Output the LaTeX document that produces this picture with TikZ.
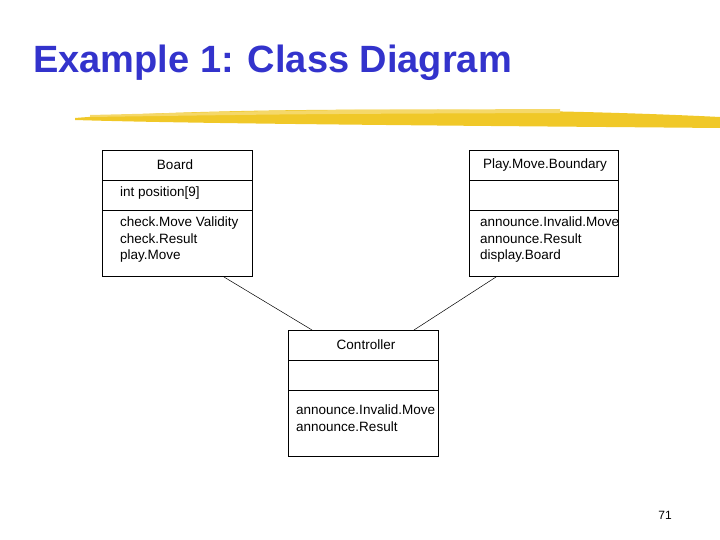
\documentclass[tikz,border=0pt]{standalone}
\usepackage{fontspec}
\setmainfont{Liberation Sans}
\definecolor{titleblue}{RGB}{51,51,204}
\definecolor{brushyellow}{RGB}{240,200,40}
\tikzset{
  part/.style={draw, line width=0.6pt, minimum width=150pt, inner sep=0pt, anchor=north west},
  txt/.style={font=\fontsize{13.5}{16.5}\selectfont, anchor=north west, inner sep=0pt, align=left},
  head/.style={font=\fontsize{13.5}{16.5}\selectfont, inner sep=0pt},
}
\begin{document}
\begin{tikzpicture}[x=1pt, y=-1pt]
    \useasboundingbox (0, 0) rectangle (720, 540);
    % title
    \node[anchor=base west, inner sep=0pt, text=titleblue, font=\fontsize{38}{42}\selectfont\bfseries] (title) at (33, 73) {Example 1: Class Diagram};
    % brush stroke
    \fill[brushyellow] (75, 118) .. controls (200, 108) and (500, 106) .. (720, 117)
      -- (720, 128) .. controls (500, 126) and (200, 124) .. (75, 120) -- cycle;
    \fill[brushyellow!70!white] (90, 115) .. controls (300, 110) .. (560, 109) -- (560, 113) .. controls (300, 114) .. (90, 117) -- cycle;

    % Board
    \node[part, minimum height=30pt] (boardName) at (102, 150) {};
    \node[part, minimum height=30pt] (boardAttr) at (102, 180) {};
    \node[part, minimum height=66pt] (boardOps) at (102, 210) {};
    \node[head] at (175, 165) {Board};
    \node[txt] at (120, 187) {int position[9]};
    \node[txt] at (120, 217) {check.Move Validity\\check.Result\\play.Move};

    % Play.Move.Boundary
    \node[part, minimum height=30pt, minimum width=149pt] (pmbName) at (469, 150) {};
    \node[part, minimum height=30pt, minimum width=149pt] (pmbAttr) at (469, 180) {};
    \node[part, minimum height=66pt, minimum width=149pt] (pmbOps) at (469, 210) {};
    \node[head] at (545, 165) {Play.Move.Boundary};
    \node[txt] at (480, 217) {announce.Invalid.Move\\announce.Result\\display.Board};

    % Controller
    \node[part, minimum height=30pt] (ctrlName) at (288, 330) {};
    \node[part, minimum height=30pt] (ctrlAttr) at (288, 360) {};
    \node[part, minimum height=66pt] (ctrlOps) at (288, 390) {};
    \node[head] at (366, 345) {Controller};
    \node[txt] at (296, 405) {announce.Invalid.Move\\announce.Result};

    % associations
    \coordinate (bEnd) at (224, 277);
    \coordinate (pEnd) at (496, 277);
    \draw[line width=0.5pt] (bEnd) -- (312, 330);
    \draw[line width=0.5pt] (pEnd) -- (414, 330);

    \node[font=\fontsize{12}{14}\selectfont] (page) at (665, 515) {71};
\end{tikzpicture}
\end{document}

▶ _Task brief_:
Could you repeat all of the material exactly? Pictures should not be copied.

▶ _Written solution_:
Output the LaTeX document that produces this picture with TikZ.
\documentclass[tikz,border=0pt]{standalone}
\usepackage{fontspec}
\setmainfont{Liberation Sans}
\definecolor{titleblue}{RGB}{51,51,204}
\definecolor{brushyellow}{RGB}{240,200,40}
\tikzset{
  part/.style={draw, line width=0.6pt, minimum width=150pt, inner sep=0pt, anchor=north west},
  txt/.style={font=\fontsize{13.5}{16.5}\selectfont, anchor=north west, inner sep=0pt, align=left},
  head/.style={font=\fontsize{13.5}{16.5}\selectfont, inner sep=0pt},
}
\begin{document}
\begin{tikzpicture}[x=1pt, y=-1pt]
    \useasboundingbox (0, 0) rectangle (720, 540);
    % title
    \node[anchor=base west, inner sep=0pt, text=titleblue, font=\fontsize{38}{42}\selectfont\bfseries] (title) at (33, 73) {Example 1: Class Diagram};
    % brush stroke
    \fill[brushyellow] (75, 118) .. controls (200, 108) and (500, 106) .. (720, 117)
      -- (720, 128) .. controls (500, 126) and (200, 124) .. (75, 120) -- cycle;
    \fill[brushyellow!70!white] (90, 115) .. controls (300, 110) .. (560, 109) -- (560, 113) .. controls (300, 114) .. (90, 117) -- cycle;

    % Board
    \node[part, minimum height=30pt] (boardName) at (102, 150) {};
    \node[part, minimum height=30pt] (boardAttr) at (102, 180) {};
    \node[part, minimum height=66pt] (boardOps) at (102, 210) {};
    \node[head] at (175, 165) {Board};
    \node[txt] at (120, 187) {int position[9]};
    \node[txt] at (120, 217) {check.Move Validity\\check.Result\\play.Move};

    % Play.Move.Boundary
    \node[part, minimum height=30pt, minimum width=149pt] (pmbName) at (469, 150) {};
    \node[part, minimum height=30pt, minimum width=149pt] (pmbAttr) at (469, 180) {};
    \node[part, minimum height=66pt, minimum width=149pt] (pmbOps) at (469, 210) {};
    \node[head] at (545, 165) {Play.Move.Boundary};
    \node[txt] at (480, 217) {announce.Invalid.Move\\announce.Result\\display.Board};

    % Controller
    \node[part, minimum height=30pt] (ctrlName) at (288, 330) {};
    \node[part, minimum height=30pt] (ctrlAttr) at (288, 360) {};
    \node[part, minimum height=66pt] (ctrlOps) at (288, 390) {};
    \node[head] at (366, 345) {Controller};
    \node[txt] at (296, 405) {announce.Invalid.Move\\announce.Result};

    % associations
    \coordinate (bEnd) at (224, 277);
    \coordinate (pEnd) at (496, 277);
    \draw[line width=0.5pt] (bEnd) -- (312, 330);
    \draw[line width=0.5pt] (pEnd) -- (414, 330);

    \node[font=\fontsize{12}{14}\selectfont] (page) at (665, 515) {71};
\end{tikzpicture}
\end{document}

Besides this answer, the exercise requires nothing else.